→ **Written instruction**
Send back all the data below, exactly as given.

→ **Data section**
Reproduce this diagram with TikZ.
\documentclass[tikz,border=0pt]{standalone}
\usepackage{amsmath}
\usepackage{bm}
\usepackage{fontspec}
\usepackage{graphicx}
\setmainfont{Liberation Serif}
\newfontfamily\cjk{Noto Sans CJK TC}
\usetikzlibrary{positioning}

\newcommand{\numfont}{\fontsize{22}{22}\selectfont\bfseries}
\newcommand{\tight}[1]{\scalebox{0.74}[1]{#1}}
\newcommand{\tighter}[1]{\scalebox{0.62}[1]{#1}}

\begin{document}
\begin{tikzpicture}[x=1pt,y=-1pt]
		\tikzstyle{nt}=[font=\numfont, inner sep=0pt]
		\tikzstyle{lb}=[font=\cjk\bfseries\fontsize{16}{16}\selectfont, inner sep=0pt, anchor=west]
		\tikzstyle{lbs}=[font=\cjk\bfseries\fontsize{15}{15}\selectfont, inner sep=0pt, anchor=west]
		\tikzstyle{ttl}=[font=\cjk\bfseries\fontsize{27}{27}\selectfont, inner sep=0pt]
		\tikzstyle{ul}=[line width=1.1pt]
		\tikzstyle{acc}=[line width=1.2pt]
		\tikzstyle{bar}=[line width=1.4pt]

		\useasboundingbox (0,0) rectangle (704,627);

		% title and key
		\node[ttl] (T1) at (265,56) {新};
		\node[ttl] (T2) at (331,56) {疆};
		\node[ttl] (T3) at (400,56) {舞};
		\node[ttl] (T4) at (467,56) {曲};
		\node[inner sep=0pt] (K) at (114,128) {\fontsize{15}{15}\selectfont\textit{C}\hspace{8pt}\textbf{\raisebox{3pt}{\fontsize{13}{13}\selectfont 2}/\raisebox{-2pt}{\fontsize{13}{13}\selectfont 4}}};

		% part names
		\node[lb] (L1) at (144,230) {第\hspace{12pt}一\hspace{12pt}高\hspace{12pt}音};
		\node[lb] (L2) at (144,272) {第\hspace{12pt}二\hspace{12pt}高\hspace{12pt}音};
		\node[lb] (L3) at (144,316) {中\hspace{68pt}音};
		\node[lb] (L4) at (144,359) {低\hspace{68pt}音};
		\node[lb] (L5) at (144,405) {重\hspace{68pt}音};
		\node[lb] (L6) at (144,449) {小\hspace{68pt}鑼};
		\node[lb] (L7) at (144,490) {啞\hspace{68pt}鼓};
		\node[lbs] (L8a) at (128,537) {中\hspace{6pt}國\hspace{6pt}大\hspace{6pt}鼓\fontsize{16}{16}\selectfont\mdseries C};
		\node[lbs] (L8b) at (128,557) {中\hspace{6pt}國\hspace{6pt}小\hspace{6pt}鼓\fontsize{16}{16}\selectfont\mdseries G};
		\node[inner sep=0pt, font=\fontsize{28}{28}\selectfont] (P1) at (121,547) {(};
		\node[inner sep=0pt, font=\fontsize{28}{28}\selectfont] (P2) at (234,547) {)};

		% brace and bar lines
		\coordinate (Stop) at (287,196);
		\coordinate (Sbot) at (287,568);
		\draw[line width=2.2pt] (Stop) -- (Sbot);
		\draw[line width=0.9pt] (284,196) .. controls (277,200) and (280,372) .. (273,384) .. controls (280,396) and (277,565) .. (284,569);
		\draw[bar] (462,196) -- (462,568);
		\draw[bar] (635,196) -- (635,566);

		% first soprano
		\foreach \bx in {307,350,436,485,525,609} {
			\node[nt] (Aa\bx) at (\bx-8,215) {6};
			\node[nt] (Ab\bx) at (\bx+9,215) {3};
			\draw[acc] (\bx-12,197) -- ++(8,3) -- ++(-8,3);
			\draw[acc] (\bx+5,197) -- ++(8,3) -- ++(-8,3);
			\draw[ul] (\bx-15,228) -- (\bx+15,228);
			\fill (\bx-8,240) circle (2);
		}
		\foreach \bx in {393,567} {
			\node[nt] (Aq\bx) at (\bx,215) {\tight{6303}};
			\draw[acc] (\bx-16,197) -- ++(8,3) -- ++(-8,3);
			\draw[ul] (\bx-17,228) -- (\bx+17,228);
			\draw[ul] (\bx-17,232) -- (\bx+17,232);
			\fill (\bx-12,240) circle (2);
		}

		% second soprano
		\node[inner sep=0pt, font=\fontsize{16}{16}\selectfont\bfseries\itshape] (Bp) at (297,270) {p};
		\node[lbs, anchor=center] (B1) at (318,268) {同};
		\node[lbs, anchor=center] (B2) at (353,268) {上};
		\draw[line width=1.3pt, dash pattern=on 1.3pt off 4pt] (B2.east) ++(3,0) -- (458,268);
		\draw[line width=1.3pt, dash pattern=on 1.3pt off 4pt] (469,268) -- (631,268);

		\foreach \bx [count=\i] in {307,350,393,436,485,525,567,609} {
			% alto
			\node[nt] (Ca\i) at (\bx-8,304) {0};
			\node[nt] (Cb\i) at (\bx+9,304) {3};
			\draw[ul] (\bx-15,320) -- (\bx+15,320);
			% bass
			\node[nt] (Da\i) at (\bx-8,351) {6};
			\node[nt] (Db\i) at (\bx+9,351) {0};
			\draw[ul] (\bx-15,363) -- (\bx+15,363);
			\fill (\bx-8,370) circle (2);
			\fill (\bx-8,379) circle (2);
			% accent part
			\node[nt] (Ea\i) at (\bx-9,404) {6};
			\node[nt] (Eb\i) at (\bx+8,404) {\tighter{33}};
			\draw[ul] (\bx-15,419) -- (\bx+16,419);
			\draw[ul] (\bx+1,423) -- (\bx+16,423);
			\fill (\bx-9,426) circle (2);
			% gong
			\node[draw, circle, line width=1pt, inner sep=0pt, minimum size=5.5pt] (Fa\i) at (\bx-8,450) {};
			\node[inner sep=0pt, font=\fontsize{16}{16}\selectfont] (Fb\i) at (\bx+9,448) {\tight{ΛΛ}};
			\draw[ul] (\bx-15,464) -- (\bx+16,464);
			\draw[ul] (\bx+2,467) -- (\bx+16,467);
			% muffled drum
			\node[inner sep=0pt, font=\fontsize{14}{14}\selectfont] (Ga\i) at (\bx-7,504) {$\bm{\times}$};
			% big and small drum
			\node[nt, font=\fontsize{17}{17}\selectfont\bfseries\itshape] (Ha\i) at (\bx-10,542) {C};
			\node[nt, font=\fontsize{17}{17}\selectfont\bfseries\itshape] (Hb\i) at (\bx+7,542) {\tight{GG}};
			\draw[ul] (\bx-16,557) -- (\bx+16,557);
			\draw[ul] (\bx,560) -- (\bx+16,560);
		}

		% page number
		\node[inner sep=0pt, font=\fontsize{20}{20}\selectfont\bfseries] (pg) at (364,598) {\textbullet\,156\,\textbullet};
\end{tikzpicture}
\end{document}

→ **Written response**
Reproduce this diagram with TikZ.
\documentclass[tikz,border=0pt]{standalone}
\usepackage{amsmath}
\usepackage{bm}
\usepackage{fontspec}
\usepackage{graphicx}
\setmainfont{Liberation Serif}
\newfontfamily\cjk{Noto Sans CJK TC}
\usetikzlibrary{positioning}

\newcommand{\numfont}{\fontsize{22}{22}\selectfont\bfseries}
\newcommand{\tight}[1]{\scalebox{0.74}[1]{#1}}
\newcommand{\tighter}[1]{\scalebox{0.62}[1]{#1}}

\begin{document}
\begin{tikzpicture}[x=1pt,y=-1pt]
		\tikzstyle{nt}=[font=\numfont, inner sep=0pt]
		\tikzstyle{lb}=[font=\cjk\bfseries\fontsize{16}{16}\selectfont, inner sep=0pt, anchor=west]
		\tikzstyle{lbs}=[font=\cjk\bfseries\fontsize{15}{15}\selectfont, inner sep=0pt, anchor=west]
		\tikzstyle{ttl}=[font=\cjk\bfseries\fontsize{27}{27}\selectfont, inner sep=0pt]
		\tikzstyle{ul}=[line width=1.1pt]
		\tikzstyle{acc}=[line width=1.2pt]
		\tikzstyle{bar}=[line width=1.4pt]

		\useasboundingbox (0,0) rectangle (704,627);

		% title and key
		\node[ttl] (T1) at (265,56) {新};
		\node[ttl] (T2) at (331,56) {疆};
		\node[ttl] (T3) at (400,56) {舞};
		\node[ttl] (T4) at (467,56) {曲};
		\node[inner sep=0pt] (K) at (114,128) {\fontsize{15}{15}\selectfont\textit{C}\hspace{8pt}\textbf{\raisebox{3pt}{\fontsize{13}{13}\selectfont 2}/\raisebox{-2pt}{\fontsize{13}{13}\selectfont 4}}};

		% part names
		\node[lb] (L1) at (144,230) {第\hspace{12pt}一\hspace{12pt}高\hspace{12pt}音};
		\node[lb] (L2) at (144,272) {第\hspace{12pt}二\hspace{12pt}高\hspace{12pt}音};
		\node[lb] (L3) at (144,316) {中\hspace{68pt}音};
		\node[lb] (L4) at (144,359) {低\hspace{68pt}音};
		\node[lb] (L5) at (144,405) {重\hspace{68pt}音};
		\node[lb] (L6) at (144,449) {小\hspace{68pt}鑼};
		\node[lb] (L7) at (144,490) {啞\hspace{68pt}鼓};
		\node[lbs] (L8a) at (128,537) {中\hspace{6pt}國\hspace{6pt}大\hspace{6pt}鼓\fontsize{16}{16}\selectfont\mdseries C};
		\node[lbs] (L8b) at (128,557) {中\hspace{6pt}國\hspace{6pt}小\hspace{6pt}鼓\fontsize{16}{16}\selectfont\mdseries G};
		\node[inner sep=0pt, font=\fontsize{28}{28}\selectfont] (P1) at (121,547) {(};
		\node[inner sep=0pt, font=\fontsize{28}{28}\selectfont] (P2) at (234,547) {)};

		% brace and bar lines
		\coordinate (Stop) at (287,196);
		\coordinate (Sbot) at (287,568);
		\draw[line width=2.2pt] (Stop) -- (Sbot);
		\draw[line width=0.9pt] (284,196) .. controls (277,200) and (280,372) .. (273,384) .. controls (280,396) and (277,565) .. (284,569);
		\draw[bar] (462,196) -- (462,568);
		\draw[bar] (635,196) -- (635,566);

		% first soprano
		\foreach \bx in {307,350,436,485,525,609} {
			\node[nt] (Aa\bx) at (\bx-8,215) {6};
			\node[nt] (Ab\bx) at (\bx+9,215) {3};
			\draw[acc] (\bx-12,197) -- ++(8,3) -- ++(-8,3);
			\draw[acc] (\bx+5,197) -- ++(8,3) -- ++(-8,3);
			\draw[ul] (\bx-15,228) -- (\bx+15,228);
			\fill (\bx-8,240) circle (2);
		}
		\foreach \bx in {393,567} {
			\node[nt] (Aq\bx) at (\bx,215) {\tight{6303}};
			\draw[acc] (\bx-16,197) -- ++(8,3) -- ++(-8,3);
			\draw[ul] (\bx-17,228) -- (\bx+17,228);
			\draw[ul] (\bx-17,232) -- (\bx+17,232);
			\fill (\bx-12,240) circle (2);
		}

		% second soprano
		\node[inner sep=0pt, font=\fontsize{16}{16}\selectfont\bfseries\itshape] (Bp) at (297,270) {p};
		\node[lbs, anchor=center] (B1) at (318,268) {同};
		\node[lbs, anchor=center] (B2) at (353,268) {上};
		\draw[line width=1.3pt, dash pattern=on 1.3pt off 4pt] (B2.east) ++(3,0) -- (458,268);
		\draw[line width=1.3pt, dash pattern=on 1.3pt off 4pt] (469,268) -- (631,268);

		\foreach \bx [count=\i] in {307,350,393,436,485,525,567,609} {
			% alto
			\node[nt] (Ca\i) at (\bx-8,304) {0};
			\node[nt] (Cb\i) at (\bx+9,304) {3};
			\draw[ul] (\bx-15,320) -- (\bx+15,320);
			% bass
			\node[nt] (Da\i) at (\bx-8,351) {6};
			\node[nt] (Db\i) at (\bx+9,351) {0};
			\draw[ul] (\bx-15,363) -- (\bx+15,363);
			\fill (\bx-8,370) circle (2);
			\fill (\bx-8,379) circle (2);
			% accent part
			\node[nt] (Ea\i) at (\bx-9,404) {6};
			\node[nt] (Eb\i) at (\bx+8,404) {\tighter{33}};
			\draw[ul] (\bx-15,419) -- (\bx+16,419);
			\draw[ul] (\bx+1,423) -- (\bx+16,423);
			\fill (\bx-9,426) circle (2);
			% gong
			\node[draw, circle, line width=1pt, inner sep=0pt, minimum size=5.5pt] (Fa\i) at (\bx-8,450) {};
			\node[inner sep=0pt, font=\fontsize{16}{16}\selectfont] (Fb\i) at (\bx+9,448) {\tight{ΛΛ}};
			\draw[ul] (\bx-15,464) -- (\bx+16,464);
			\draw[ul] (\bx+2,467) -- (\bx+16,467);
			% muffled drum
			\node[inner sep=0pt, font=\fontsize{14}{14}\selectfont] (Ga\i) at (\bx-7,504) {$\bm{\times}$};
			% big and small drum
			\node[nt, font=\fontsize{17}{17}\selectfont\bfseries\itshape] (Ha\i) at (\bx-10,542) {C};
			\node[nt, font=\fontsize{17}{17}\selectfont\bfseries\itshape] (Hb\i) at (\bx+7,542) {\tight{GG}};
			\draw[ul] (\bx-16,557) -- (\bx+16,557);
			\draw[ul] (\bx,560) -- (\bx+16,560);
		}

		% page number
		\node[inner sep=0pt, font=\fontsize{20}{20}\selectfont\bfseries] (pg) at (364,598) {\textbullet\,156\,\textbullet};
\end{tikzpicture}
\end{document}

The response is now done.